Given information ▸

════

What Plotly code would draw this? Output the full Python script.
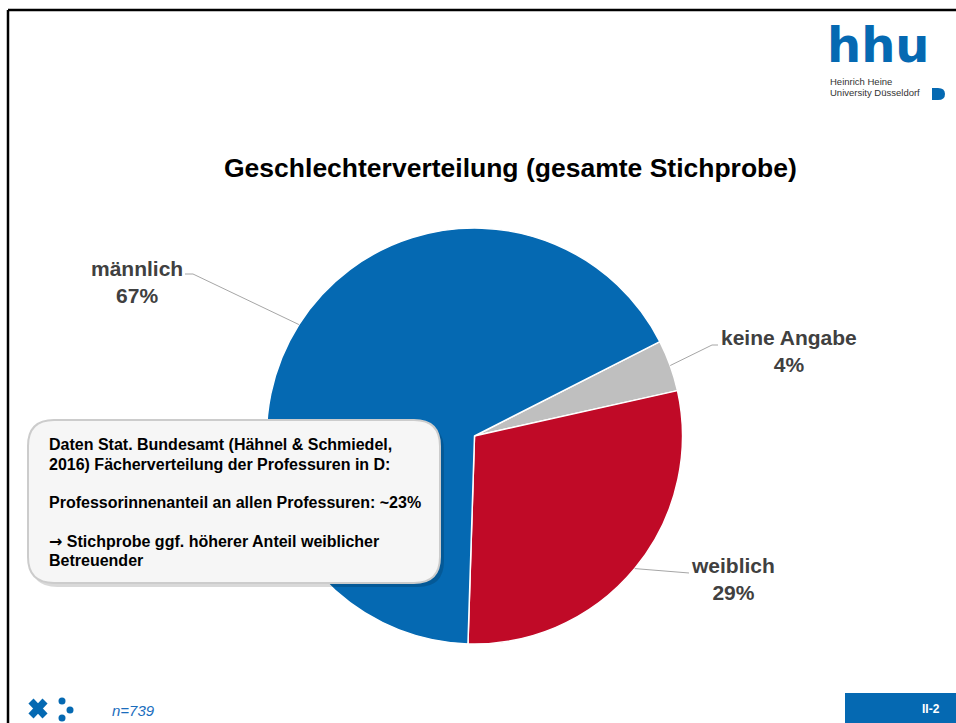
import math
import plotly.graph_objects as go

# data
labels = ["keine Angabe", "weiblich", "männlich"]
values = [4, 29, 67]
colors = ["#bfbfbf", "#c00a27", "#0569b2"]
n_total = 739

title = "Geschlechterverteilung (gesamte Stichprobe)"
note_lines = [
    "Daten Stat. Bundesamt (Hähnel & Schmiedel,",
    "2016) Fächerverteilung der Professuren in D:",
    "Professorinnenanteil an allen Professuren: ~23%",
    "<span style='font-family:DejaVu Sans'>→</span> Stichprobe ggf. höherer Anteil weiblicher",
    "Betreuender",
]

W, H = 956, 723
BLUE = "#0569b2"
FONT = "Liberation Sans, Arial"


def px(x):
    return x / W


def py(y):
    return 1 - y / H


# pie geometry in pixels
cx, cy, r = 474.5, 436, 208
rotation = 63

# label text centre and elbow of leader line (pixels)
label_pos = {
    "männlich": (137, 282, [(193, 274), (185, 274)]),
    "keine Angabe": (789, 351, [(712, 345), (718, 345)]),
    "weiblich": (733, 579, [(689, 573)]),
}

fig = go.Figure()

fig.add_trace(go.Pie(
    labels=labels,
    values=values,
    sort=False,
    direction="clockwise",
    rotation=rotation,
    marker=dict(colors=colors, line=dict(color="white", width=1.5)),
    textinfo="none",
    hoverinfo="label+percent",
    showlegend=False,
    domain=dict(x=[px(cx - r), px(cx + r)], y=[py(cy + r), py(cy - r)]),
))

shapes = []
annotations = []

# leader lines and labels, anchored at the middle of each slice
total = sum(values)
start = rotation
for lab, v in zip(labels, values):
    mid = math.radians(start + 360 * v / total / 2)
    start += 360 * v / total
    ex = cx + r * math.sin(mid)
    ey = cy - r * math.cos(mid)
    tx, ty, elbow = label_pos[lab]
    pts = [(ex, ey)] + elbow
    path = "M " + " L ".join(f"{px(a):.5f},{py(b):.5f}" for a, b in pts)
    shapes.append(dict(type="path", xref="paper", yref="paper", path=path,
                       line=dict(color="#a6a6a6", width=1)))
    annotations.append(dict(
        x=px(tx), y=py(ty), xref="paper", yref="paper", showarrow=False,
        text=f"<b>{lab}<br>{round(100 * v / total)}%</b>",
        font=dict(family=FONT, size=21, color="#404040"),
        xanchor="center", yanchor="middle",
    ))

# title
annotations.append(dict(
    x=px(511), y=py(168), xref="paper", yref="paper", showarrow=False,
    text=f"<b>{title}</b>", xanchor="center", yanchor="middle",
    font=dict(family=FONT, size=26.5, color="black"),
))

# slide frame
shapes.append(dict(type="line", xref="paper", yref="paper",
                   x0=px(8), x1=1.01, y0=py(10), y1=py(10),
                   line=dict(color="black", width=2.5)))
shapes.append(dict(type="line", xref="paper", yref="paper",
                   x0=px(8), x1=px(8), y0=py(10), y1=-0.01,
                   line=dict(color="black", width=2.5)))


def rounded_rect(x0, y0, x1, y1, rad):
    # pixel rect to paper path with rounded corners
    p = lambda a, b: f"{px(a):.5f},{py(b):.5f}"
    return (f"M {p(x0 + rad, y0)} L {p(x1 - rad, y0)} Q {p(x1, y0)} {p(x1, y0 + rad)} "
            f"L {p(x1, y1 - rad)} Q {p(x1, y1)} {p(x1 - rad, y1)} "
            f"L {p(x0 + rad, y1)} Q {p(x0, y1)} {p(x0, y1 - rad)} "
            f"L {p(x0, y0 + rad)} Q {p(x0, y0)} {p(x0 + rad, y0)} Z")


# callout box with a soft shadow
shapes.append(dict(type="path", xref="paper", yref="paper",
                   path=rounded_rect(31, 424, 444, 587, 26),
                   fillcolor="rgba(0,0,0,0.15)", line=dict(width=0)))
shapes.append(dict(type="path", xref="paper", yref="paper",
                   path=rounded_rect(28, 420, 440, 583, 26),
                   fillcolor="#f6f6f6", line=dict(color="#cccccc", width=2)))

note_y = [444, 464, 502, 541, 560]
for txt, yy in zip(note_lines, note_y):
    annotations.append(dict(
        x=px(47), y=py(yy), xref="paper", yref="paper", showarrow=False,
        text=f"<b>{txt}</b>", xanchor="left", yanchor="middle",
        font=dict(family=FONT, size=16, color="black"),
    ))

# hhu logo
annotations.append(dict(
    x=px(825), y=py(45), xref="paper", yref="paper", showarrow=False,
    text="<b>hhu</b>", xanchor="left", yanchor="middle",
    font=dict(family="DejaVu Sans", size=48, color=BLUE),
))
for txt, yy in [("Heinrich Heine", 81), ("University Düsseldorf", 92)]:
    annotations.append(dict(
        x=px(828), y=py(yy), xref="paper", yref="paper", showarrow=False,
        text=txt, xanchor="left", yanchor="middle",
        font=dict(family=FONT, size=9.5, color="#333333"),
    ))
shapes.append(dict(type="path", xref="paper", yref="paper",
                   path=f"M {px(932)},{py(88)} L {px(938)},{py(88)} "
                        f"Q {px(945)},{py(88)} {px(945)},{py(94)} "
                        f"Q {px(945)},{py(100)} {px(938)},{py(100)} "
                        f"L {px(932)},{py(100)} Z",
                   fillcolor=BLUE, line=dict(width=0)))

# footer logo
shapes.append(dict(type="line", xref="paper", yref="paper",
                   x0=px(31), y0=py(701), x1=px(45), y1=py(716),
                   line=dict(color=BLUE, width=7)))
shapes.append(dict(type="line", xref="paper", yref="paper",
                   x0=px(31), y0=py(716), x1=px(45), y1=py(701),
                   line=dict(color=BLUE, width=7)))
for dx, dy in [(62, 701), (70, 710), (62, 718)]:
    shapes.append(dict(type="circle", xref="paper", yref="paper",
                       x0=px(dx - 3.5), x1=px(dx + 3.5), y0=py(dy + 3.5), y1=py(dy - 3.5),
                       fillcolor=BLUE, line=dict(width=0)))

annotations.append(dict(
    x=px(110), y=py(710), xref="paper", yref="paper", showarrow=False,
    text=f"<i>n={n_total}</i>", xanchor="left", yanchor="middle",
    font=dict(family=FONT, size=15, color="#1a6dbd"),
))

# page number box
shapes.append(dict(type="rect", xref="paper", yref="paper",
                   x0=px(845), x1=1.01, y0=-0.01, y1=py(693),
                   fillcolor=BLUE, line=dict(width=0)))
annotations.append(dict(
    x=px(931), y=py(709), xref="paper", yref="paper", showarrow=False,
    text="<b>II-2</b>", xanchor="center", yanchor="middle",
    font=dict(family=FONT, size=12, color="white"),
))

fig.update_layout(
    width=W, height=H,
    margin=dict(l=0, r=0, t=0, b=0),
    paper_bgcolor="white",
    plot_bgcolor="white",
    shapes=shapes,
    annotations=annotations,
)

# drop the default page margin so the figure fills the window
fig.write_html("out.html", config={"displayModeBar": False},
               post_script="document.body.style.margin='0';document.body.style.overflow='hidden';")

════

What is being asked ▸ Return exactly what appears from the opening line of the material through the line with "n_total = 739", apart from the pictures.

Exercise result ▸
What Plotly code would draw this? Output the full Python script.
import math
import plotly.graph_objects as go

# data
labels = ["keine Angabe", "weiblich", "männlich"]
values = [4, 29, 67]
colors = ["#bfbfbf", "#c00a27", "#0569b2"]
n_total = 739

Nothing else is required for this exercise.